Comcast has recently announced that they were working on a uCPE solution that could run multiple VNFs with its SD-WAN solution. How and which impacts on future networks ?
What is vCPE/uCPE ? How do they differ ?
On one side, the vCPE (Virtual CPE) concept conveys the idea of a single VNF (Virtual Networking Function) that will be supported over a Customer Premise Product, whereby, a limited interest will be for other VNFs. By definition, a cost-effective and lower-performing CPU is generally considered as the base element. Most services and applications are coded towards Intel, therefore ATOM / Denverton are often used and associated with a lower amount of RAM memory and a reduced disk capacity. Additionally, some customer Premises functions are also proposed for LAN and SD-WAN purposes : WiFi, LTE and PoE (Power over Ethernet).

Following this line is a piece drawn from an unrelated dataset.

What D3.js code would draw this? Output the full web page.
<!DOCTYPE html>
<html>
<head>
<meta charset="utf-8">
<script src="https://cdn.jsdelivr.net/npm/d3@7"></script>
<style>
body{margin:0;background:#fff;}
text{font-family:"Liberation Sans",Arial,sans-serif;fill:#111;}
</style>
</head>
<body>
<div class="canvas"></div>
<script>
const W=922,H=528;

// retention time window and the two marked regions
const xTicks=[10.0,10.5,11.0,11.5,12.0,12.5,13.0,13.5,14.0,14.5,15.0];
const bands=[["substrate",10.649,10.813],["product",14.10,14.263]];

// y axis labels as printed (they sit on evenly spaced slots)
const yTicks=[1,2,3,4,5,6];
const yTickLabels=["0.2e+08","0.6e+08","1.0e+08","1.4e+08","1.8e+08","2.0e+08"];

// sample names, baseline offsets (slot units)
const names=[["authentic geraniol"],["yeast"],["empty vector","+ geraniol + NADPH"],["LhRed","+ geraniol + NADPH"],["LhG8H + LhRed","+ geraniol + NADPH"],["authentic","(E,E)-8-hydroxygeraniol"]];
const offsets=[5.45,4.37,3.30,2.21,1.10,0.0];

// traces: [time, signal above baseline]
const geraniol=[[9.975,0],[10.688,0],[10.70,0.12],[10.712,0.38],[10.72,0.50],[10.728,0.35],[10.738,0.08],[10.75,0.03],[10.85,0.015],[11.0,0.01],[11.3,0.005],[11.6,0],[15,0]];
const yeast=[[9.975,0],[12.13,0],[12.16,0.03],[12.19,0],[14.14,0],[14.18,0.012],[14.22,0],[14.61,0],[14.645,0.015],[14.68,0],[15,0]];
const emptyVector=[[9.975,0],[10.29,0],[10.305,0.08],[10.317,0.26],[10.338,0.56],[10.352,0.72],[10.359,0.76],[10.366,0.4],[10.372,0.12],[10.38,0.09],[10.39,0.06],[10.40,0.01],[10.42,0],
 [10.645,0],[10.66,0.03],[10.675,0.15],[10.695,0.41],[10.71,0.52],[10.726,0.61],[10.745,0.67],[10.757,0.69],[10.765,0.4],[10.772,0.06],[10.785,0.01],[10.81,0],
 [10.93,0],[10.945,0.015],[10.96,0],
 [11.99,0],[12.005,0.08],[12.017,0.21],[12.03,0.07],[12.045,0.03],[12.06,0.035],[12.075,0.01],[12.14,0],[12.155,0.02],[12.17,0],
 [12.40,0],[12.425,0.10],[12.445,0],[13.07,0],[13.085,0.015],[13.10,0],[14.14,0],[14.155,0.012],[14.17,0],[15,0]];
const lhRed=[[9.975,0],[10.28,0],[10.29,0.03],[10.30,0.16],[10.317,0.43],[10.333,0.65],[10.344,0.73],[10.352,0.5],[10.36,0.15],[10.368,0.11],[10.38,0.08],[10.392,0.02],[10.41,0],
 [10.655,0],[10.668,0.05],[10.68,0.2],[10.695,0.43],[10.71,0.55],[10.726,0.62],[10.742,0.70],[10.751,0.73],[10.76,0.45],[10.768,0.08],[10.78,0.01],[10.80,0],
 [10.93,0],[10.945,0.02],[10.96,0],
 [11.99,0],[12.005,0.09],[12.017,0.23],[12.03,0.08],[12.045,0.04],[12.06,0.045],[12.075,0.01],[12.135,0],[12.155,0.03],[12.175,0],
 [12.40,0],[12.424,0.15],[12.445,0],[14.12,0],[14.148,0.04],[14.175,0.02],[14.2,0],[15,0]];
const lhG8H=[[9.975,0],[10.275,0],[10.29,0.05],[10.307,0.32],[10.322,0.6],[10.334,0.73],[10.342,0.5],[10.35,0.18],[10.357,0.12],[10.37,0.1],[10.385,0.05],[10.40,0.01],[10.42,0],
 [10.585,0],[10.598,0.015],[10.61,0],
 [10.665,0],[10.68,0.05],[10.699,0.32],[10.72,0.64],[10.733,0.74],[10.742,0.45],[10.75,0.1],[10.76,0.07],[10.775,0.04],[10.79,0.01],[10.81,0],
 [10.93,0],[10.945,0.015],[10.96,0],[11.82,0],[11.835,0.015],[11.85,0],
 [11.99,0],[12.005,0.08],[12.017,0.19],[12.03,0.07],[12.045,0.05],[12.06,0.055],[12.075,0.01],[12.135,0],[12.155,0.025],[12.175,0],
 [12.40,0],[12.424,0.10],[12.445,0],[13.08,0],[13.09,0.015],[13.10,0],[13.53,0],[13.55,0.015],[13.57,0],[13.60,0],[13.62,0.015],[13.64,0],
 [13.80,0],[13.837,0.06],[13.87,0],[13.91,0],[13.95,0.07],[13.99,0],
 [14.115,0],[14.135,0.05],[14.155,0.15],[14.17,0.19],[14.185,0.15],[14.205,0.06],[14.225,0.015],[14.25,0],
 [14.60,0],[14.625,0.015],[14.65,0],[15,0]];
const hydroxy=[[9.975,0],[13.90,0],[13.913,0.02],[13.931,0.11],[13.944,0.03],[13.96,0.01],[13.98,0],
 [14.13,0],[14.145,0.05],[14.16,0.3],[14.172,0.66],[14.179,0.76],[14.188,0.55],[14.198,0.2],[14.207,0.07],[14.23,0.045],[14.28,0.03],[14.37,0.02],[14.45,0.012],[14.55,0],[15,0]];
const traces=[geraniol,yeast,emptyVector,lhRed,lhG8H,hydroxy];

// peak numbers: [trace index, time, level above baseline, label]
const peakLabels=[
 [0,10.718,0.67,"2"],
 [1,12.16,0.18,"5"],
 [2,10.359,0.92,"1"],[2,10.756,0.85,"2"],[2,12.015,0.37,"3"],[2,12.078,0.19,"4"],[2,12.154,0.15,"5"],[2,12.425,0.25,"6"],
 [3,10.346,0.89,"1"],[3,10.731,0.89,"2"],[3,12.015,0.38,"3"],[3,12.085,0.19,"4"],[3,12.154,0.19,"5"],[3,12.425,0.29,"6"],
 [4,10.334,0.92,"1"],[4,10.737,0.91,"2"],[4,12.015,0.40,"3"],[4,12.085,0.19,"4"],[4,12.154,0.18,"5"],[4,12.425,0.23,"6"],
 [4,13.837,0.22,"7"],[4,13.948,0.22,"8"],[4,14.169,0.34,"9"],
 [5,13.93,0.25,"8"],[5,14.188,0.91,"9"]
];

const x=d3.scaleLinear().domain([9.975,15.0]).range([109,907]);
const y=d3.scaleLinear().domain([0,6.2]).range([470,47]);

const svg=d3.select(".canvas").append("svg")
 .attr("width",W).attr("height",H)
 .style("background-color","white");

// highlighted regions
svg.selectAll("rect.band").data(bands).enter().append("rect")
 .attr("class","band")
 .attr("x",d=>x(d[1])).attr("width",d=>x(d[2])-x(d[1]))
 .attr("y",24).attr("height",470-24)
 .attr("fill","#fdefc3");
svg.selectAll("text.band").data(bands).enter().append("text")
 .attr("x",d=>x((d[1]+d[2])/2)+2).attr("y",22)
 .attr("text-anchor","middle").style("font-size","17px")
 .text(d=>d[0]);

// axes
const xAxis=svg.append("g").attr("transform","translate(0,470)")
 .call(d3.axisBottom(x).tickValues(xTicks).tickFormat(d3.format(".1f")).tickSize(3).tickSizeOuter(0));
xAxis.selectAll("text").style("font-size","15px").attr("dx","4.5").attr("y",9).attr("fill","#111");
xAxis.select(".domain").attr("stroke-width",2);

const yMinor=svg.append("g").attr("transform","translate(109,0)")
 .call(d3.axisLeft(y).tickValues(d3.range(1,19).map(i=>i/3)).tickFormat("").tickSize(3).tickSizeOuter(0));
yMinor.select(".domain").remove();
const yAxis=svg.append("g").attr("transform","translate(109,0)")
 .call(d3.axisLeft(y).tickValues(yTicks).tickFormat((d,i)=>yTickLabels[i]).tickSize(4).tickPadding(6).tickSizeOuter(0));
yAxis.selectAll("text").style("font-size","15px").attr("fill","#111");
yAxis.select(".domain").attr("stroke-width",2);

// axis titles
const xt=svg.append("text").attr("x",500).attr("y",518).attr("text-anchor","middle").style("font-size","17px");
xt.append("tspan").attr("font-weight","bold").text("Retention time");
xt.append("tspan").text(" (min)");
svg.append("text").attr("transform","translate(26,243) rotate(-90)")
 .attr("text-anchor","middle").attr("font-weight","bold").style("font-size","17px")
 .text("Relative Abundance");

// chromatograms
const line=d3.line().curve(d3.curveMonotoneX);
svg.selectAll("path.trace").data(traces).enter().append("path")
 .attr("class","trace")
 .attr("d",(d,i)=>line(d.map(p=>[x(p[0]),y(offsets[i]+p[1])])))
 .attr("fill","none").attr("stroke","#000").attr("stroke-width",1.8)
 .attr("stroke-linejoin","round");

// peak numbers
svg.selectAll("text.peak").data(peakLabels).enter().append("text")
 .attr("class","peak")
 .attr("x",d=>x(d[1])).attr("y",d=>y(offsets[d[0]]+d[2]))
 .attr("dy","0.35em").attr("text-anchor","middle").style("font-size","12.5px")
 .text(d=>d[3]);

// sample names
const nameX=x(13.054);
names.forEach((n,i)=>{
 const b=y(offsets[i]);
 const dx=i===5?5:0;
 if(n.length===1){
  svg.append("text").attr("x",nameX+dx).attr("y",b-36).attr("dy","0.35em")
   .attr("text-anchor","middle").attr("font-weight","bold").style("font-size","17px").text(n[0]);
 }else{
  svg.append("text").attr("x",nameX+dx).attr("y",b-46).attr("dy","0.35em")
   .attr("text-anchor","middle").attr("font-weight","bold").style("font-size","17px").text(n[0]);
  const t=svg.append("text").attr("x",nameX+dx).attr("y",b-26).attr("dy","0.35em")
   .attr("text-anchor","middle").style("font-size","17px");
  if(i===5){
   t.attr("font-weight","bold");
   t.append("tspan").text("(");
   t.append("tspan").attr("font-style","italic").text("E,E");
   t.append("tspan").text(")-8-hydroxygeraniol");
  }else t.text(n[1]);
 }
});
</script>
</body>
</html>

As a result, the vCPE approach lacks in scalability to accommodate additional VNFs because both ATOM/Denverton don’t support hyper-threading option, brings more LAN capabilities (Supplementary LAN ports, WiFI, LTE and PoE) notably for SD-Branch but remains a costly solutions because of the additional costs generated by LAN associated functions. The typical installation of a VNF for vCPE software is generally done in a Bare-Metal approach.

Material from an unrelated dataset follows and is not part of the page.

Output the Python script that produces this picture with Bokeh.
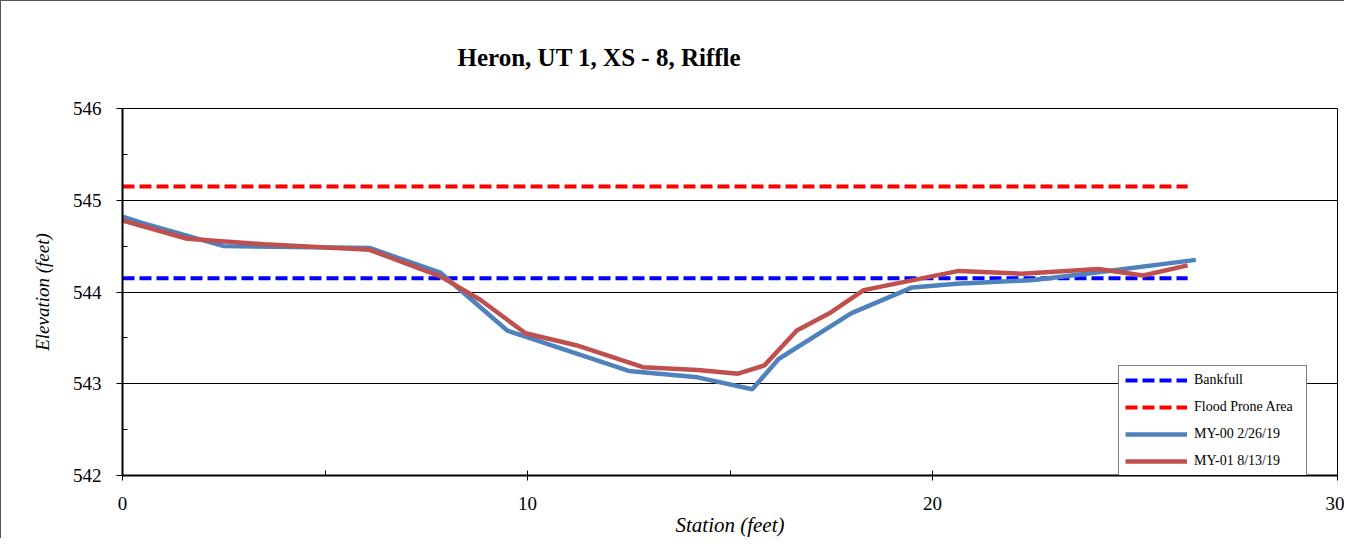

On the other side, the uCPE (Universal CPE) concept conveys the idea of Managed Services therefore that multiple VNFs (Virtual Networking Functions) have to be supported at customer locations. However, this consideration of multiple VNFs or CNFs running at the same time was limited but purposely adapted for a short number of applications/services required to run at the customer premises. Amongst which : Unified Communications & Collaboration, Session Border Controller (SBC), Anti DDOS, Video PVR, Firewall.
To satisfy the requirements for scalability, uCPE platforms generally opt for Xeon-D that supports Hyper-threading capability. To maintain a line of cost-effectiveness, uCPE platforms generally restrict themselves with limited LAN ports and almost no LAN feature options such as WiFi, LTE or PoE. A typical implementation of uCPE and multiple VNFs, will require a NFVi solution meant as a mitigating virtualization layer to allow multiple VNFs to share hardware resources.
Why NFVi is important for uCPE and how does it differ from Bare-Metal in vCPE ?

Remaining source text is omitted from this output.